Le pape confie quel son ses saints de prédilection: « Saint Paul est celui qui a posé les piliers de notre religion et de notre foi. On ne peut pas être des chrétiens conscients sans saint Paul. Il a traduit la prédication du Christ en une structure doctrinale qui, même avec les mises à jour d’un nombre immense de penseurs, de théologiens, de pasteurs, d’âmes, a résisté et résiste encore après deux mille ans. Et ensuite Augustin, Benoît, Thomas et Ignace. Et naturellement François. Dois-je vous expliquer pourquoi ? (…) Toutefois je ne veux pas éluder votre question parce que vous ne m’avez pas demandé une classification selon leur importance culturelle et religieuse mais sur qui est le plus proche de mon âme. Alors, je répondrai : Augustin et François. »
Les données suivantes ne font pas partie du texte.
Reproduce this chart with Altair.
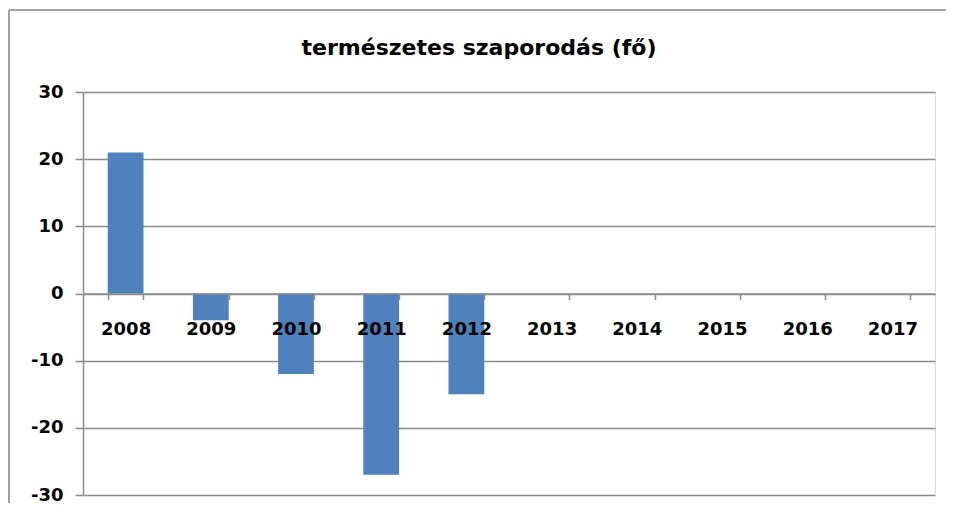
import altair as alt
import pandas as pd

years = ["2008", "2009", "2010", "2011", "2012", "2013", "2014", "2015", "2016", "2017"]
values = [21, -4, -12, -27, -15, None, None, None, None, None]
y_ticks = [-30, -20, -10, 0, 10, 20, 30]
title_text = "természetes szaporodás (fő)"

df = pd.DataFrame({"year": years, "value": values}).dropna()

W, H = 852, 403
FONT = "DejaVu Sans"

x_scale = alt.Scale(domain=years, paddingInner=0.58, paddingOuter=0.29)
y_scale = alt.Scale(domain=[-30, 30], nice=False)

bars = alt.Chart(df).mark_bar(color="#4F81BD").encode(
    x=alt.X("year:N", scale=x_scale, sort=years,
            axis=alt.Axis(title=None, labelAngle=0, grid=False, domain=True,
                          domainColor="#8c8c8c", domainWidth=1.5,
                          tickColor="#8c8c8c", tickWidth=1.5, tickSize=6,
                          tickBand="extent", labelPadding=21,
                          labelFont=FONT, labelFontSize=18, labelFontWeight="bold",
                          labelColor="black", offset=-H / 2, zindex=1)),
    y=alt.Y("value:Q", scale=y_scale,
            axis=alt.Axis(title=None, values=y_ticks, grid=True,
                          gridColor="#8c8c8c", gridWidth=1.5,
                          domainColor="#8c8c8c", domainWidth=1.5,
                          tickColor="#8c8c8c", tickWidth=1.5, tickSize=8,
                          labelPadding=12, labelFont=FONT, labelFontSize=18,
                          labelFontWeight="bold", labelColor="black",
                          labelExpr="'' + datum.value")),
)

frame_data = pd.DataFrame({"side": ["frame"]})
frame_left = alt.Chart(frame_data).mark_rule(color="#a0a0a0", strokeWidth=2, clip=False).encode(
    x=alt.value(-74), y=alt.value(-82), y2=alt.value(H + 20)
)
frame_top = alt.Chart(frame_data).mark_rule(color="#a0a0a0", strokeWidth=2, clip=False).encode(
    x=alt.value(-74), x2=alt.value(W + 30), y=alt.value(-82)
)

chart = alt.layer(frame_left, frame_top, bars).properties(
    width=W, height=H,
    title=alt.TitleParams(title_text, font=FONT, fontSize=22, fontWeight="bold",
                          color="black", anchor="middle", dx=-30, offset=-51),
    autosize=alt.AutoSizeParams(type="none"),
    padding={"left": 75, "top": 84, "right": 11, "bottom": 8},
).configure_view(stroke=None).configure(background="white")

chart.save("out.html", embed_options={"renderer": "svg", "actions": False})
Et de préciser, pour Augustin – que le pape émérite aime tant également – : « Augustin est aussi un point de référence de mon prédécesseur. Ce saint a traversé beaucoup d’événements dans sa vie et il a changé plusieurs fois de position doctrinale. Il a aussi eu des paroles trop dures à l’encontre des juifs, que je n’ai jamais partagées. Il a écrit de nombreux livres et celui qui me semble le plus révélateur de son intimité intellectuelle et spirituelle est « Les Confessions », qui contiennent aussi quelques manifestations de mysticisme mais il n’est pas du tout, comme beaucoup le soutiennent, l’héritier de saint Paul. Au contraire, il voit l’Église et la foi d’une manière profondément différente de celle de Paul, peut-être aussi parce que quatre siècles les séparent l’un de l’autre. Pour moi, elle se trouve sur deux points, importants. Augustin se sent impuissant face à l’immensité de Dieu et aux devoirs qu’un chrétien, et un évêque, devrait remplir. Et pourtant, il n’était vraiment pas impuissant, mais son âme se sentait toujours  et de toute façon en-dessous de ce qu’il aurait voulu et de ce qu’il aurait dû. Et puis la grâce donnée par le Seigneur comme élément fondateur de la foi, de la vie, du sens de la vie. Celui qui n’est pas touché par la grâce peut être une personne sans peur et sans reproche, comme on dit, mais il ne sera jamais comme la personne que la grâce a touché. C’est cela, l’intuition d’Augustin. »

Il évoque aussi la mystique de saint Ignace de Loyola: « Ignace, pour des raisons compréhensibles, est celui que je connais le mieux. Il a fondé notre Ordre. Je vous rappelle que Carlo Maria Martini, qui m’était très cher, ainsi qu’à vous, appartenait aussi à son Ordre. Les jésuites ont été, et sont encore, le levain – pas le seul, mais peut-être le plus efficace – du catholicisme : culture, enseignement, témoignage missionnaire, fidélité au pape. Mais Ignace, qui a fondé la Compagnie, était aussi un réformateur et un mystique. Surtout un mystique. »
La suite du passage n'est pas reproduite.